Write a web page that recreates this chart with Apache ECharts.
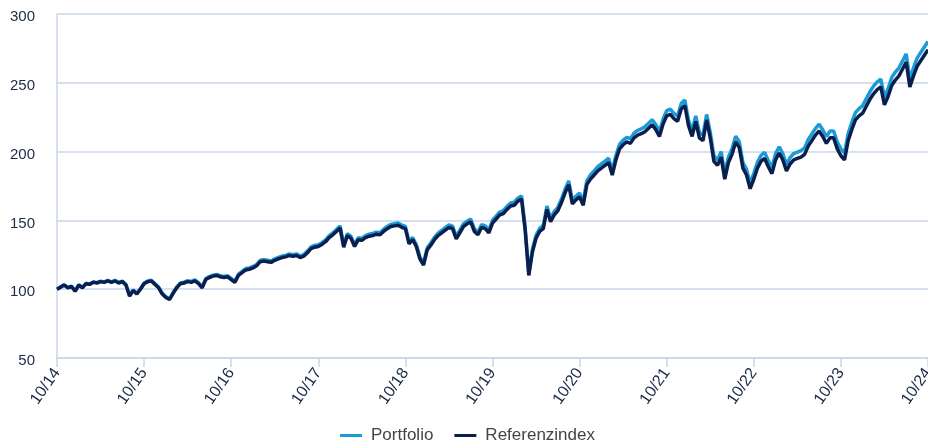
<!DOCTYPE html>
<html>
<head>
<meta charset="utf-8">
<script src="https://cdn.jsdelivr.net/npm/echarts@6/dist/echarts.min.js"></script>
<style>
  html, body { margin: 0; padding: 0; background: #fff; }
  #chart { width: 928px; height: 440px; }
</style>
</head>
<body>
<div id="chart"></div>
<script>
// values, one point every half month from 10/2014 to 10/2024
const portfolio = [
  100, 101.6, 103.2, 101.2, 102.2, 98.7, 103.3, 101.3, 104.3, 103.8, 105.3, 104.8, 105.8, 105.3, 106.4, 105.4, 106.4, 104.9, 105.9, 103.4, 95.4, 99.4, 97, 100.5,
  104.5, 106, 106.5, 104, 101.5, 97, 94.5, 93, 97.6, 101.6, 104.6, 105.1, 106.2, 105.7, 106.7, 104.7, 101.7, 107.7, 109.2, 110.2, 110.8, 109.8, 109.3, 109.8,
  107.8, 105.8, 110.9, 112.9, 115, 115.5, 116.5, 118, 121, 121.5, 121, 120.5, 122.1, 123.1, 124.1, 124.6, 125.6, 125.1, 125.7, 124.2, 125.2, 127.7, 130.8, 131.8,
  132.3, 133.8, 135.9, 138.9, 140.9, 143.4, 146, 132, 140.4, 138.4, 132.4, 137.4, 137, 139, 140, 140.5, 141.5, 141, 143.6, 145.6, 147.1, 147.6, 148.1, 146.6,
  145.6, 134.5, 137.6, 132.5, 123.5, 119, 130.1, 133.6, 137.7, 140.7, 142.8, 144.8, 146.8, 145.8, 138.3, 142.9, 147.4, 149.4, 151, 143.9, 141.4, 147, 146, 143,
  150.1, 153.1, 156.1, 157.2, 160.2, 162.7, 163.2, 166.3, 167.8, 145, 111.5, 129, 139.2, 144.2, 146.3, 160.4, 151.4, 156.4, 159.5, 165.5, 172.6, 178.7, 164.6, 167.7,
  169.8, 163.8, 178.9, 183, 186, 189.1, 191.1, 193.1, 195.2, 186.1, 197.2, 205.3, 208.3, 210.4, 209.4, 213.4, 215.5, 216.5, 218, 220.6, 223.1, 219.6, 214.5, 223.6,
  229.7, 230.8, 227.8, 225.8, 234.9, 237.5, 223, 215, 226, 214, 212, 227, 214, 197, 194, 200, 184, 196, 202.1, 211.2, 207.2, 192.1, 187.1, 177.1,
  184.2, 192.3, 197.3, 199.4, 193.4, 188.4, 198.5, 203.5, 198.5, 190.5, 195.6, 198.6, 199.6, 200.7, 202.7, 208.8, 212.9, 216.9, 219.9, 215.9, 210.9, 215, 215, 206.9,
  202, 199, 213.1, 221.2, 228.3, 231.3, 233.4, 238.5, 243.5, 247.6, 250.7, 252.7, 239.6, 245.7, 253.8, 257.8, 260.9, 266, 271, 252.6, 260.8, 267.9, 272, 276, 280
]

const referenzindex = [
  100, 101.5, 103, 101, 102, 98.5, 103, 101, 104, 103.5, 105, 104.5, 105.5, 105, 106, 105, 106, 104.5, 105.5, 103, 95, 99, 96.5, 100,
  104, 105.5, 106, 103.5, 101, 96.5, 94, 92.5, 97, 101, 104, 104.5, 105.5, 105, 106, 104, 101, 107, 108.5, 109.5, 110, 109, 108.5, 109,
  107, 105, 110, 112, 114, 114.5, 115.5, 117, 120, 120.5, 120, 119.5, 121, 122, 123, 123.5, 124.5, 124, 124.5, 123, 124, 126.5, 129.5, 130.5,
  131, 132.5, 134.5, 137.5, 139.5, 142, 144.5, 130.5, 139, 137, 131, 136, 135.5, 137.5, 138.5, 139, 140, 139.5, 142, 144, 145.5, 146, 146.5, 145,
  144, 133, 136, 131, 122, 117.5, 128.5, 132, 136, 139, 141, 143, 145, 144, 136.5, 141, 145.5, 147.5, 149, 142, 139.5, 145, 144, 141,
  148, 151, 154, 155, 158, 160.5, 161, 164, 165.5, 143, 110, 127, 137, 142, 144, 158, 149, 154, 157, 163, 170, 176, 162, 165,
  167, 161, 176, 180, 183, 186, 188, 190, 192, 183, 194, 202, 205, 207, 206, 210, 212, 213, 214.5, 217, 219.5, 216, 211, 220,
  226, 227, 224, 222, 231, 233.5, 219, 211, 222, 210, 208, 223, 210, 193, 190, 196, 180, 192, 198, 207, 203, 188, 183, 173,
  180, 188, 193, 195, 189, 184, 194, 199, 194, 186, 191, 194, 195, 196, 198, 204, 208, 212, 215, 211, 206, 210, 210, 202,
  197, 194, 208, 216, 223, 226, 228, 233, 238, 242, 245, 247, 234, 240, 248, 252, 255, 260, 265, 247, 255, 262, 266, 270, 274
]

// x position in months since 10/2014
const months = referenzindex.map((_, i) => i / 2)

const gridColor = '#c9d6e8'
const labelColor = '#1b2a4a'

function toPairs(values) {
  return values.map((v, i) => [months[i], v])
}

const chart = echarts.init(document.getElementById('chart'))

chart.setOption({
  animation: false,
  textStyle: { fontFamily: 'Liberation Sans, Arial, sans-serif' },
  grid: {
    left: 57,
    right: 0,
    top: 14,
    bottom: 82,
    containLabel: false,
    outerBoundsMode: 'none'
  },
  legend: {
    top: 422,
    left: 335,
    icon: 'rect',
    itemWidth: 22,
    itemHeight: 3,
    itemGap: 21,
    textStyle: { fontSize: 17, color: '#444', padding: [0, 0, 0, 4] },
    data: ['Portfolio', 'Referenzindex']
  },
  xAxis: {
    type: 'value',
    min: 0,
    max: 120,
    interval: 12,
    axisLine: { lineStyle: { color: gridColor, width: 1.5 } },
    axisTick: { show: true, length: 9, lineStyle: { color: gridColor, width: 1.5 } },
    splitLine: { show: false },
    axisLabel: {
      rotate: 55,
      fontSize: 16,
      color: labelColor,
      margin: 12,
      formatter: v => '10/' + (14 + v / 12)
    }
  },
  yAxis: {
    type: 'value',
    min: 50,
    max: 300,
    interval: 50,
    axisLine: { show: true, lineStyle: { color: gridColor, width: 1.5 } },
    axisTick: { show: false },
    splitLine: { lineStyle: { color: gridColor, width: 1.5 } },
    axisLabel: {
      margin: 22,
      formatter: '{v|{value}}',
      rich: { v: { fontSize: 15, color: labelColor, padding: [6, 0, 0, 0] } }
    }
  },
  series: [
    {
      name: 'Portfolio',
      type: 'line',
      data: toPairs(portfolio),
      showSymbol: false,
      lineStyle: { width: 3.5, color: '#1a9bd8' },
      itemStyle: { color: '#1a9bd8' }
    },
    {
      name: 'Referenzindex',
      type: 'line',
      data: toPairs(referenzindex),
      showSymbol: false,
      lineStyle: { width: 3.5, color: '#0b1f4e' },
      itemStyle: { color: '#0b1f4e' }
    }
  ]
})
</script>
</body>
</html>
────
▸ TASK DESCRIPTION:
Reproduce the data word for word, excluding its pictures.

▸ RESULT BELOW:
Write a web page that recreates this chart with Apache ECharts.
<!DOCTYPE html>
<html>
<head>
<meta charset="utf-8">
<script src="https://cdn.jsdelivr.net/npm/echarts@6/dist/echarts.min.js"></script>
<style>
  html, body { margin: 0; padding: 0; background: #fff; }
  #chart { width: 928px; height: 440px; }
</style>
</head>
<body>
<div id="chart"></div>
<script>
// values, one point every half month from 10/2014 to 10/2024
const portfolio = [
  100, 101.6, 103.2, 101.2, 102.2, 98.7, 103.3, 101.3, 104.3, 103.8, 105.3, 104.8, 105.8, 105.3, 106.4, 105.4, 106.4, 104.9, 105.9, 103.4, 95.4, 99.4, 97, 100.5,
  104.5, 106, 106.5, 104, 101.5, 97, 94.5, 93, 97.6, 101.6, 104.6, 105.1, 106.2, 105.7, 106.7, 104.7, 101.7, 107.7, 109.2, 110.2, 110.8, 109.8, 109.3, 109.8,
  107.8, 105.8, 110.9, 112.9, 115, 115.5, 116.5, 118, 121, 121.5, 121, 120.5, 122.1, 123.1, 124.1, 124.6, 125.6, 125.1, 125.7, 124.2, 125.2, 127.7, 130.8, 131.8,
  132.3, 133.8, 135.9, 138.9, 140.9, 143.4, 146, 132, 140.4, 138.4, 132.4, 137.4, 137, 139, 140, 140.5, 141.5, 141, 143.6, 145.6, 147.1, 147.6, 148.1, 146.6,
  145.6, 134.5, 137.6, 132.5, 123.5, 119, 130.1, 133.6, 137.7, 140.7, 142.8, 144.8, 146.8, 145.8, 138.3, 142.9, 147.4, 149.4, 151, 143.9, 141.4, 147, 146, 143,
  150.1, 153.1, 156.1, 157.2, 160.2, 162.7, 163.2, 166.3, 167.8, 145, 111.5, 129, 139.2, 144.2, 146.3, 160.4, 151.4, 156.4, 159.5, 165.5, 172.6, 178.7, 164.6, 167.7,
  169.8, 163.8, 178.9, 183, 186, 189.1, 191.1, 193.1, 195.2, 186.1, 197.2, 205.3, 208.3, 210.4, 209.4, 213.4, 215.5, 216.5, 218, 220.6, 223.1, 219.6, 214.5, 223.6,
  229.7, 230.8, 227.8, 225.8, 234.9, 237.5, 223, 215, 226, 214, 212, 227, 214, 197, 194, 200, 184, 196, 202.1, 211.2, 207.2, 192.1, 187.1, 177.1,
  184.2, 192.3, 197.3, 199.4, 193.4, 188.4, 198.5, 203.5, 198.5, 190.5, 195.6, 198.6, 199.6, 200.7, 202.7, 208.8, 212.9, 216.9, 219.9, 215.9, 210.9, 215, 215, 206.9,
  202, 199, 213.1, 221.2, 228.3, 231.3, 233.4, 238.5, 243.5, 247.6, 250.7, 252.7, 239.6, 245.7, 253.8, 257.8, 260.9, 266, 271, 252.6, 260.8, 267.9, 272, 276, 280
]

const referenzindex = [
  100, 101.5, 103, 101, 102, 98.5, 103, 101, 104, 103.5, 105, 104.5, 105.5, 105, 106, 105, 106, 104.5, 105.5, 103, 95, 99, 96.5, 100,
  104, 105.5, 106, 103.5, 101, 96.5, 94, 92.5, 97, 101, 104, 104.5, 105.5, 105, 106, 104, 101, 107, 108.5, 109.5, 110, 109, 108.5, 109,
  107, 105, 110, 112, 114, 114.5, 115.5, 117, 120, 120.5, 120, 119.5, 121, 122, 123, 123.5, 124.5, 124, 124.5, 123, 124, 126.5, 129.5, 130.5,
  131, 132.5, 134.5, 137.5, 139.5, 142, 144.5, 130.5, 139, 137, 131, 136, 135.5, 137.5, 138.5, 139, 140, 139.5, 142, 144, 145.5, 146, 146.5, 145,
  144, 133, 136, 131, 122, 117.5, 128.5, 132, 136, 139, 141, 143, 145, 144, 136.5, 141, 145.5, 147.5, 149, 142, 139.5, 145, 144, 141,
  148, 151, 154, 155, 158, 160.5, 161, 164, 165.5, 143, 110, 127, 137, 142, 144, 158, 149, 154, 157, 163, 170, 176, 162, 165,
  167, 161, 176, 180, 183, 186, 188, 190, 192, 183, 194, 202, 205, 207, 206, 210, 212, 213, 214.5, 217, 219.5, 216, 211, 220,
  226, 227, 224, 222, 231, 233.5, 219, 211, 222, 210, 208, 223, 210, 193, 190, 196, 180, 192, 198, 207, 203, 188, 183, 173,
  180, 188, 193, 195, 189, 184, 194, 199, 194, 186, 191, 194, 195, 196, 198, 204, 208, 212, 215, 211, 206, 210, 210, 202,
  197, 194, 208, 216, 223, 226, 228, 233, 238, 242, 245, 247, 234, 240, 248, 252, 255, 260, 265, 247, 255, 262, 266, 270, 274
]

// x position in months since 10/2014
const months = referenzindex.map((_, i) => i / 2)

const gridColor = '#c9d6e8'
const labelColor = '#1b2a4a'

function toPairs(values) {
  return values.map((v, i) => [months[i], v])
}

const chart = echarts.init(document.getElementById('chart'))

chart.setOption({
  animation: false,
  textStyle: { fontFamily: 'Liberation Sans, Arial, sans-serif' },
  grid: {
    left: 57,
    right: 0,
    top: 14,
    bottom: 82,
    containLabel: false,
    outerBoundsMode: 'none'
  },
  legend: {
    top: 422,
    left: 335,
    icon: 'rect',
    itemWidth: 22,
    itemHeight: 3,
    itemGap: 21,
    textStyle: { fontSize: 17, color: '#444', padding: [0, 0, 0, 4] },
    data: ['Portfolio', 'Referenzindex']
  },
  xAxis: {
    type: 'value',
    min: 0,
    max: 120,
    interval: 12,
    axisLine: { lineStyle: { color: gridColor, width: 1.5 } },
    axisTick: { show: true, length: 9, lineStyle: { color: gridColor, width: 1.5 } },
    splitLine: { show: false },
    axisLabel: {
      rotate: 55,
      fontSize: 16,
      color: labelColor,
      margin: 12,
      formatter: v => '10/' + (14 + v / 12)
    }
  },
  yAxis: {
    type: 'value',
    min: 50,
    max: 300,
    interval: 50,
    axisLine: { show: true, lineStyle: { color: gridColor, width: 1.5 } },
    axisTick: { show: false },
    splitLine: { lineStyle: { color: gridColor, width: 1.5 } },
    axisLabel: {
      margin: 22,
      formatter: '{v|{value}}',
      rich: { v: { fontSize: 15, color: labelColor, padding: [6, 0, 0, 0] } }
    }
  },
  series: [
    {
      name: 'Portfolio',
      type: 'line',
      data: toPairs(portfolio),
      showSymbol: false,
      lineStyle: { width: 3.5, color: '#1a9bd8' },
      itemStyle: { color: '#1a9bd8' }
    },
    {
      name: 'Referenzindex',
      type: 'line',
      data: toPairs(referenzindex),
      showSymbol: false,
      lineStyle: { width: 3.5, color: '#0b1f4e' },
      itemStyle: { color: '#0b1f4e' }
    }
  ]
})
</script>
</body>
</html>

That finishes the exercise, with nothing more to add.